Major General Mario F. Montero, Jr
Commander
U.S. Army Military Traffic Management Command
5611 Columbia Pike (701 NAS)
Falls Church, VA 22041-5050
Re: Response to MTMC Letter Dated September 8, 1998, Addressing the Proposed Implementation of the Defense Table of Official Distances and Compliance with the Regulatory Flexibility Act; 63 Fed. Reg. 31,761 (June 10, 1998).
Dear Major General Montero:
The Office of Advocacy has reviewed the September 18 letter drafted by Daniel Rothlisberger concerning the Military Traffic Management Commands (MTMC) proposal to establish a new table of official distances and MTMCs compliance with the Regulatory Flexibility Act (RFA). We appreciate your response to the issues raised in our previous correspondence, and we appreciate your willingness to search for alternatives to your proposal that would be less burdensome for small businesses; however, we respectfully disagree with your conclusions regarding the need to comply with the RFA.
MTMC is certainly authorized to make changes in the method used to calculate mileage distances for purposes of implementing its programs. Moreover, MTMCs goal of consolidating multiple distance calculation sources seems reasonable from an efficiency standpoint. Complying with the RFA does not mean that MTMC must yield any of its authority or abandon any of its goals. Instead, the RFA requires agencies to take a careful look at their regulations and determine whether small businesses will be impacted. If this initial look reveals that a substantial number of small businesses will be significantly impacted, then a more thorough analysis is required. The RFA requires agencies to analyze less burdensome alternatives, among other things. This analysis may even reveal that the proposed alternative is in fact the best alternative.
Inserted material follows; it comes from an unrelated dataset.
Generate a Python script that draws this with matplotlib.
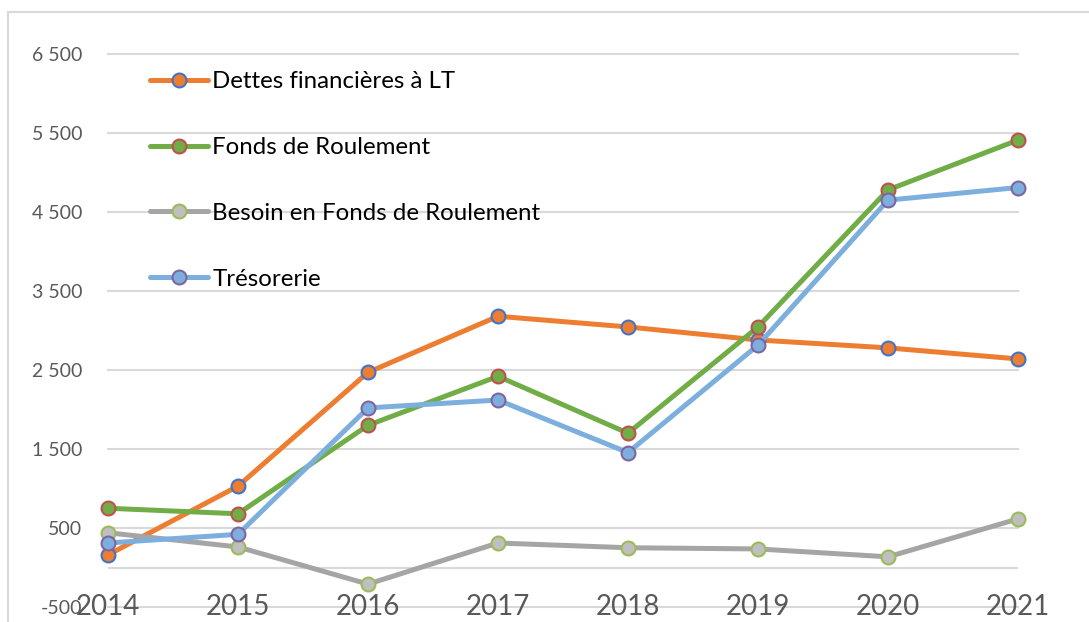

That said, the Office of Advocacy takes issue with several of the assertions contained in MTMCs letter:
"In our view, the FPPA does not stand for the proposition that every statement on procurement policy or procedure is a "rule" within the meaning of the APA."
It is true that every statement may not be a rule, but the APA does not exempt any form of agency action from falling under the general title of a "rule." Whether or not something is a rule has to do more with whether the rights and interest of the regulated community will be substantially altered than with the terminology/title used by an agency to describe a change in policy. It may be instructive in this instance to consider the 1979 Fifth Circuit case of Brown Express, Inc. v. United States, 607 F.2d 695. The court said that the rule under consideration would not fall within the exception to the notice and comment requirement (of the APA) because it constitutes a departure from existing practice which has a significant impact on those regulated.(1)
"Indeed, we can find no court decisions or legislative history to suggest that an IRFA is required whenever notice and comment are mandated by 41 U.S.C. 418b." In fact, there probably never will be any case law to that effect. IRFAs are not required as a matter of law (even when the APA applies) simply because notice and comment are mandated. Most rules do not require the preparation of an IRFA. The only time an IRFA is required is when an agency determines, based on a preliminary regulatory flexibility analysis, that a particular rule will have a significant economic impact on a substantial number of small entities.
"Recent cases involving proposed MTMC procurement policy changes have made clear that the FPPA, and not the APA, is the controlling statute for notice and comment requirements." What needs to be emphasized here is that the RFA applies in certain instances even when the Administrative Procedure Act does not. As outlined in our previous correspondence to your office, since notice and comment is required under the Federal Procurement Policy Act (FPPA), 41 U.S.C. 418(b), then the RFA applies(2) The case law provided in your letter merely asserts a proposition that we do not disputethat the APA does not apply when a statutory exception (e.g., contracts, benefits, grants, etc.) exists.
We urge MTMC to continue its outreach to he industrybetter dialogue makes better regulations. MTMC seems to have taken into consideration a number of alternatives to reduce the burden on small entities; however, these alternatives should be memorialized in the form of an IRFA and submitted for public comment pursuant to the RFA. In other words, MTMC has already done most of the work, the agency only needs to formalize its efforts.
Again, we thank you for your attention to these matters. Please do not hesitate to contact us at 202-205-6533 if you have any questions.
Sincerely,
Jere W. Glover
Chief Counsel for Advocacy
Shawne Carter McGibbon
Asst. Chief Counsel for Advocacy
ENDNOTES
1. See also, United States Department of Labor v. Kast Metals Corporation, 744 F.2d 1145 (5th Cir. 1984).
2. See 5 U.S.C. § 601(2), "the term rule means any rule for which the agency publishes a general notice of proposed rulemaking pursuant to section 553(3) of this title, or any other law . . ." (emphasis added).